The ingredients to an aïoli are garlic, mustard, eggs and oil.

Fresh garlic in a pounder

A few cloves of garlic in a stone pounder.

Pound the cloves to a watery pulp before adding into the egg yolks. It is easy to think that using a stone mortar and pestle like this is just because it is fun or looks fancy but as far as I can tell it is a huge difference in the flavour of any onion or garlic cloves that is actually pounded rather than crushed, chopped or cut. The Nyonyas have always pounded their rumpah (mix of spices and base to most dishes they cook), and no blender can match the consistency and flavour they get by that.

A mixture of olive oil and vegetable oil for the aioli

A mixture of olive oil and vegetable oil.

For this aïoli, mix 3 parts of vegetable oil with 1 part virgin olive oil, all in all 400 ml (14 oz). This amount is not critical; within limits you can use as much oil as you want.

Blending the oil into the egg yolks

Our blended oil is being whisked into the egg yolks.

Mix two egg yolks with one tbs of mustard and one large crushed garlic clove.

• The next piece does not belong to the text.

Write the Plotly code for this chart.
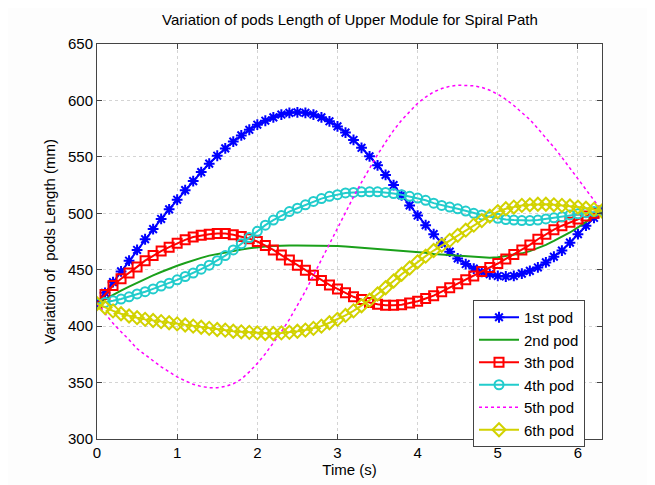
import plotly.graph_objects as go

time_s = [0.0, 0.1, 0.2, 0.3, 0.4, 0.5, 0.6, 0.7, 0.8, 0.9,
          1.0, 1.1, 1.2, 1.3, 1.4, 1.5, 1.6, 1.7, 1.8, 1.9,
          2.0, 2.1, 2.2, 2.3, 2.4, 2.5, 2.6, 2.7, 2.8, 2.9,
          3.0, 3.1, 3.2, 3.3, 3.4, 3.5, 3.6, 3.7, 3.8, 3.9,
          4.0, 4.1, 4.2, 4.3, 4.4, 4.5, 4.6, 4.7, 4.8, 4.9,
          5.0, 5.1, 5.2, 5.3, 5.4, 5.5, 5.6, 5.7, 5.8, 5.9,
          6.0, 6.1, 6.2, 6.3]

pod1 = [420, 429.5, 439, 448.5, 458, 467.5, 477, 486, 495, 503.5,
        512, 520.5, 528.5, 536.5, 544, 551, 557.5, 563.5, 569, 574,
        578.5, 582, 585, 587.5, 589, 589.5, 589, 587.5, 585, 581.5,
        577, 571.5, 565, 558, 550.5, 542.5, 534, 525, 516, 507,
        498, 489.5, 481.5, 474, 466, 460, 455, 451, 448, 446,
        444.5, 444, 444.5, 446.5, 449, 452, 456.5, 461.5, 467, 474,
        481.5, 489, 496, 502]

pod2 = [420, 424, 428, 431.5, 435, 438.5, 442, 445, 448, 451,
        453.5, 456, 458.5, 460.5, 462.5, 464, 465.5, 467, 468, 469,
        470, 470.5, 471, 471.5, 471.5, 471.5, 471.5, 471.5, 471.5, 471,
        471, 470.5, 470, 469.5, 469, 468.5, 468, 467.5, 467, 466,
        465.5, 465, 464, 463.5, 462.5, 462, 461.5, 461, 460.5, 460.5,
        461, 462, 463, 464.5, 466.5, 469, 472, 475.5, 479, 483,
        487.5, 492.5, 497, 502]

pod3 = [420, 428, 436, 442, 447, 452.5, 458, 462.5, 466.5, 470,
        473.5, 476.5, 479, 480.5, 481.5, 482, 482, 481, 479.5, 477.5,
        475, 471.5, 467.5, 463, 458.5, 454, 449.5, 445, 440.5, 436.5,
        433, 429.5, 426, 423.5, 421, 419.5, 418.5, 418.5, 419, 420.5,
        422, 424.5, 427, 430.5, 434, 437.5, 441, 444.5, 448.5, 452,
        455.5, 459.5, 463.5, 467.5, 472, 477, 481.5, 485.5, 489, 492,
        495, 497.5, 500, 502]

pod4 = [420, 421, 422.5, 424, 426, 428.5, 430.5, 433, 435.5, 438,
        441, 444, 447, 450.5, 454, 458, 462.5, 467.5, 473, 478.5,
        484, 489.5, 494, 498, 501.5, 504.5, 507.5, 510.5, 513, 515,
        516.5, 518, 518.5, 519, 519, 519, 518.5, 517.5, 516.5, 515,
        513.5, 511.5, 509, 507, 505.5, 504, 502, 500, 498.5, 497,
        495.5, 494.5, 494, 493.5, 493.5, 494, 495, 496, 497, 498.5,
        499.5, 500.5, 501.5, 502]

pod5 = [420, 411, 402.5, 395, 388, 380, 374.5, 369, 364, 359.5,
        355, 351.5, 348.5, 346.5, 345.5, 345.5, 346.5, 349, 353, 359.5,
        367, 375.5, 385, 395, 406, 418, 431, 445, 459, 473,
        487, 501, 514.5, 527.5, 540, 552, 563, 573.5, 582.5, 590.5,
        597.5, 603, 607.5, 610.5, 612.5, 613.5, 613.5, 613, 611.5, 609,
        605.5, 601, 595.5, 589.5, 583, 575, 567, 558.5, 549.5, 540,
        530, 520, 511, 502]

pod6 = [420, 416.5, 413.5, 411, 409, 407.5, 406, 405, 404, 403,
        402, 401, 400, 399, 398, 397, 396.5, 395.5, 395, 394.5,
        394, 393.5, 393.5, 394, 394.5, 395.5, 396.5, 398, 400, 403,
        406, 409.5, 413.5, 418, 423, 428.5, 434, 440, 446, 451.5,
        457, 462, 467, 471.5, 476, 480.5, 485, 489.5, 493.5, 497.5,
        501.5, 504, 505.5, 507, 507.5, 508, 508, 507.5, 507, 506.5,
        505.5, 504.5, 503.5, 502]

names = ["1st pod", "2nd pod", "3th pod", "4th pod", "5th pod", "6th pod"]

x_ticks = [0, 1, 2, 3, 4, 5, 6]
y_ticks = [300, 350, 400, 450, 500, 550, 600, 650]

FONT = "Liberation Sans, Arial, Helvetica, sans-serif"

fig = go.Figure()

fig.add_trace(go.Scatter(x=time_s, y=pod1, name=names[0], mode="lines+markers",
                         line=dict(color="#0000ff", width=2),
                         marker=dict(symbol="asterisk-open", size=9,
                                     line=dict(color="#0000ff", width=2))))
fig.add_trace(go.Scatter(x=time_s, y=pod2, name=names[1], mode="lines",
                         line=dict(color="#1aa01a", width=2)))
fig.add_trace(go.Scatter(x=time_s, y=pod3, name=names[2], mode="lines+markers",
                         line=dict(color="#ff0000", width=2),
                         marker=dict(symbol="square-open", size=9,
                                     line=dict(color="#ff0000", width=2))))
fig.add_trace(go.Scatter(x=time_s, y=pod4, name=names[3], mode="lines+markers",
                         line=dict(color="#22cccc", width=2),
                         marker=dict(symbol="circle-open", size=9,
                                     line=dict(color="#22cccc", width=2))))
fig.add_trace(go.Scatter(x=time_s, y=pod5, name=names[4], mode="lines",
                         line=dict(color="#ff00ff", width=1.5, dash="dot")))
fig.add_trace(go.Scatter(x=time_s, y=pod6, name=names[5], mode="lines+markers",
                         line=dict(color="#d2d200", width=2),
                         marker=dict(symbol="diamond-open", size=10,
                                     line=dict(color="#d2d200", width=2))))

axis_common = dict(
    showline=True, linecolor="#444444", linewidth=1, mirror="ticks",
    ticks="inside", ticklen=5, tickcolor="#444444",
    showgrid=True, gridcolor="#d4d4d4", griddash="dot", gridwidth=1,
    zeroline=False, automargin=False,
    tickfont=dict(family=FONT, size=15, color="#000000"),
)

fig.update_layout(
    width=655, height=485,
    paper_bgcolor="#fdfdfd", plot_bgcolor="#ffffff",
    margin=dict(l=89, r=61, t=36, b=54),
    title=dict(text="Variation of pods Length of Upper Module for Spiral Path",
               x=342 / 655, xanchor="center", y=1 - 12 / 485, yanchor="middle",
               font=dict(family=FONT, size=15, color="#000000")),
    xaxis=dict(range=[0, 6.3], tickvals=x_ticks,
               title=dict(text="Time (s)", standoff=4,
                          font=dict(family=FONT, size=15, color="#000000")),
               **axis_common),
    yaxis=dict(range=[300, 650], tickvals=y_ticks,
               title=dict(text="Variation of  pods Length (mm)", standoff=8,
                          font=dict(family=FONT, size=15, color="#000000")),
               **axis_common),
    legend=dict(x=(473 - 97) / 505, y=(439 - 300) / 395, xanchor="left", yanchor="top",
                bgcolor="#ffffff", bordercolor="#444444", borderwidth=1,
                font=dict(family=FONT, size=15, color="#000000"),
                tracegroupgap=0, itemwidth=40),
    showlegend=True,
)

fig.write_html("out.html")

Add the oil in a slow stream. It is critically important that the egg finds time to absorb the oil before you pour more. If the oil droplets become too large, the emulsion might “break”. If this happens, start off with a new yolk in a new bowl and add the broken mix and remaining oil – drop by drop – to the new yolk.

Add lemon juice to the mixture.

Add about the one tbs of lemon juice or some nice flavoured vinegar and as a last measure, add about one tsp of crushed sea salt plus some crushed white pepper to your liking. Taste it and adjust spices accordingly.

It’s a splendid soft sauce or dressing that goes well with anything you would consider eating with oil, egg yolks and a drop of mustard. How about barbecued meat, fried fish, and seafood? Maybe spreading on bread instead of butter, with some lettuce, with lemons and some salt and pepper?

In a fridge this will keep as long as any factory made mayonnaise. Personally I am planning to have this aïoli with a fresh shrimp sandwich of epic proportions!